GIVEN RECORDS ▸
##########

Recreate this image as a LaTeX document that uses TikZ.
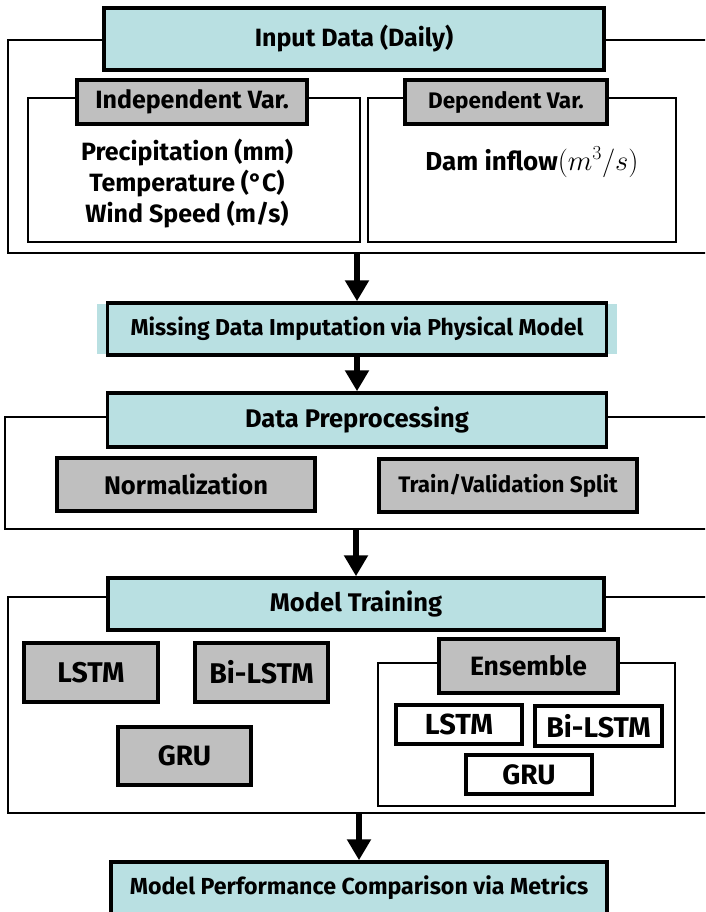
\documentclass[tikz,border=0pt]{standalone}
\usepackage{fontspec}
\setmainfont{Fira Sans}
\usetikzlibrary{arrows.meta,positioning}
\definecolor{Teal1}{RGB}{185,224,226}
\definecolor{Gray1}{RGB}{191,191,191}
\tikzset{
  fs/.style={font=\fontsize{#1}{30}\selectfont\bfseries},
  stage/.style={draw, line width=3.5pt, fill=Teal1, inner sep=0pt, fs=25},
  group/.style={draw, line width=1.3pt, inner sep=0pt},
  part/.style={draw, line width=3.5pt, fill=Gray1, inner sep=0pt, fs=25},
  member/.style={draw, line width=3.5pt, fill=white, inner sep=0pt, fs=28},
  flow/.style={line width=6pt, -{Triangle[width=23pt,length=21pt]}},
}

\begin{document}
\begin{tikzpicture}[x=1pt,y=-1pt]
\clip (0,0) rectangle (705,912);
%input data
\node[group, minimum width=712, minimum height=213] (inbox) at (364,146.5) {};
\node[group, minimum width=332, minimum height=144] (indbox) at (194,170) {};
\node[group, minimum width=308, minimum height=144] (depbox) at (522,170) {};
\node[stage, minimum width=500, minimum height=62] (input) at (354,39) {Input Data (Daily)};
\node[part, minimum width=230, minimum height=44] (ind) at (192,102) {Independent Var.};
\node[part, minimum width=202, minimum height=44, fs=22.5] (dep) at (506,102) {Dependent Var.};
\node[fs=25, align=center] (indvars) at (187,184) {Precipitation (mm)\\[1pt]Temperature (°C)\\[1pt]Wind Speed (m/s)};
\node[fs=26] (inflow) at (532,162) {Dam inflow\scalebox{1.15}{$(m^3/s)$}};
%imputation
\fill[Teal1] (97,304) rectangle (617,354);
\node[stage, minimum width=499, minimum height=52, fs=23] (miss) at (357,329) {Missing Data Imputation via Physical Model};
%preprocessing
\node[group, minimum width=715, minimum height=112] (prebox) at (362.5,473) {};
\node[stage, minimum width=499, minimum height=54, fs=25.5] (prep) at (357,420) {Data Preprocessing};
\node[part, minimum width=258, minimum height=53, fs=25.5] (norm) at (186,484.5) {Normalization};
\node[part, minimum width=258, minimum height=53, fs=22.4] (split) at (508,485.5) {Train/Validation Split};
%training
\node[group, minimum width=712, minimum height=216] (trainbox) at (364,705) {};
\node[group, minimum width=297, minimum height=143] (ensbox) at (526.5,734.5) {};
\node[stage, minimum width=496, minimum height=52, fs=25.5] (train) at (356,604) {Model Training};
\node[part, minimum width=134, minimum height=59, fs=28.5] (lstm) at (91,672.5) {LSTM};
\node[part, minimum width=133, minimum height=59, fs=28.5] (bilstm) at (261.5,672.5) {Bi-LSTM};
\node[part, minimum width=133, minimum height=58, fs=28] (gru) at (184.5,756) {GRU};
\node[part, minimum width=179, minimum height=54, fs=26.5] (ens) at (528.5,666) {Ensemble};
\node[member, minimum width=126, minimum height=39, fs=29] (elstm) at (459,724.5) {LSTM};
\node[member, minimum width=127, minimum height=40, fs=28.5] (ebilstm) at (598.5,726) {Bi-LSTM};
\node[member, minimum width=126, minimum height=39] (egru) at (529,774.5) {GRU};
%comparison
\node[stage, minimum width=496, minimum height=52, fs=23.2] (perf) at (359,888) {Model Performance Comparison via Metrics};
%arrows
\draw[flow] (miss.north |- inbox.south) -- (miss.north);
\draw[flow] (miss.south) -- (prep.north);
\draw[flow] (train.north |- prebox.south) -- (train.north);
\draw[flow] (perf.north |- trainbox.south) -- (perf.north);
\end{tikzpicture}
\end{document}
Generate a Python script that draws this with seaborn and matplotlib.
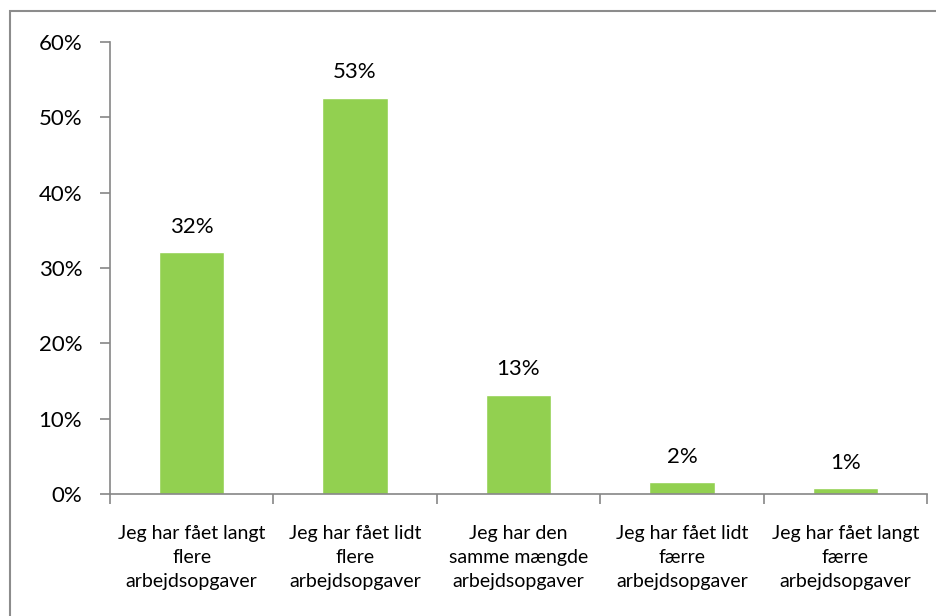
import matplotlib
matplotlib.use("Agg")
import matplotlib.pyplot as plt
import seaborn as sns
import pandas as pd
from matplotlib.patches import Rectangle
from matplotlib.ticker import FixedLocator

categories = [
    "Jeg har fået langt\nflere\narbejdsopgaver",
    "Jeg har fået lidt\nflere\narbejdsopgaver",
    "Jeg har den\nsamme mængde\narbejdsopgaver",
    "Jeg har fået lidt\nfærre\narbejdsopgaver",
    "Jeg har fået langt\nfærre\narbejdsopgaver",
]
shares = [32.1, 52.6, 13.2, 1.6, 0.8]
y_ticks = [0, 10, 20, 30, 40, 50, 60]

sns.set_theme(style="white")
plt.rcParams["font.family"] = ["Lato", "DejaVu Sans"]

df = pd.DataFrame({"kategori": categories, "andel": shares})

fig = plt.figure(figsize=(9.37, 6.16), dpi=100)
ax = fig.add_axes([110 / 937, 1 - 494 / 616, 817 / 937, 452 / 616])

sns.barplot(data=df, x="kategori", y="andel", color="#92D050",
            saturation=1, width=0.4, ax=ax)

ax.set_xlim(-0.5, len(categories) - 0.5)
ax.set_ylim(0, 60)
ax.set_yticks(y_ticks)
ax.set_yticklabels([f"{t}%" for t in y_ticks], fontsize=16, color="black")
ax.tick_params(axis="y", which="major", direction="out", length=7,
               width=1.2, color="#868686", pad=13, left=True)

ax.set_xticks(range(len(categories)))
ax.set_xticklabels(categories, fontsize=14, color="black", linespacing=1.5)
ax.tick_params(axis="x", which="major", length=0, pad=22)
ax.xaxis.set_minor_locator(FixedLocator([i - 0.5 for i in range(len(categories) + 1)]))
ax.tick_params(axis="x", which="minor", direction="out", length=7,
               width=1.2, color="#868686", bottom=True)

ax.set_xlabel("")
ax.set_ylabel("")

for side in ["top", "right"]:
    ax.spines[side].set_visible(False)
for side in ["left", "bottom"]:
    ax.spines[side].set_color("#868686")
    ax.spines[side].set_linewidth(1.2)

for i, v in enumerate(shares):
    ax.annotate(f"{round(v)}%", xy=(i, v), xytext=(0, 11),
                textcoords="offset points", ha="center", va="bottom",
                fontsize=16, color="black")

# chart frame
fig.patches.append(Rectangle((10 / 937, -0.1), 1.2, 1 - 11 / 616 + 0.1,
                             transform=fig.transFigure, fill=False,
                             edgecolor="#8c8c8c", linewidth=1.5))

fig.savefig("out.png", dpi=100, facecolor="white")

##########

Only the lines from the one bearing "Generate a Python" to the one bearing "y_ticks = [0, 10, 20, 30, 40, 50, 60]", both included, should be restated word for word, with pictures left out.

Generate a Python script that draws this with seaborn and matplotlib.
import matplotlib
matplotlib.use("Agg")
import matplotlib.pyplot as plt
import seaborn as sns
import pandas as pd
from matplotlib.patches import Rectangle
from matplotlib.ticker import FixedLocator

categories = [
    "Jeg har fået langt\nflere\narbejdsopgaver",
    "Jeg har fået lidt\nflere\narbejdsopgaver",
    "Jeg har den\nsamme mængde\narbejdsopgaver",
    "Jeg har fået lidt\nfærre\narbejdsopgaver",
    "Jeg har fået langt\nfærre\narbejdsopgaver",
]
shares = [32.1, 52.6, 13.2, 1.6, 0.8]
y_ticks = [0, 10, 20, 30, 40, 50, 60]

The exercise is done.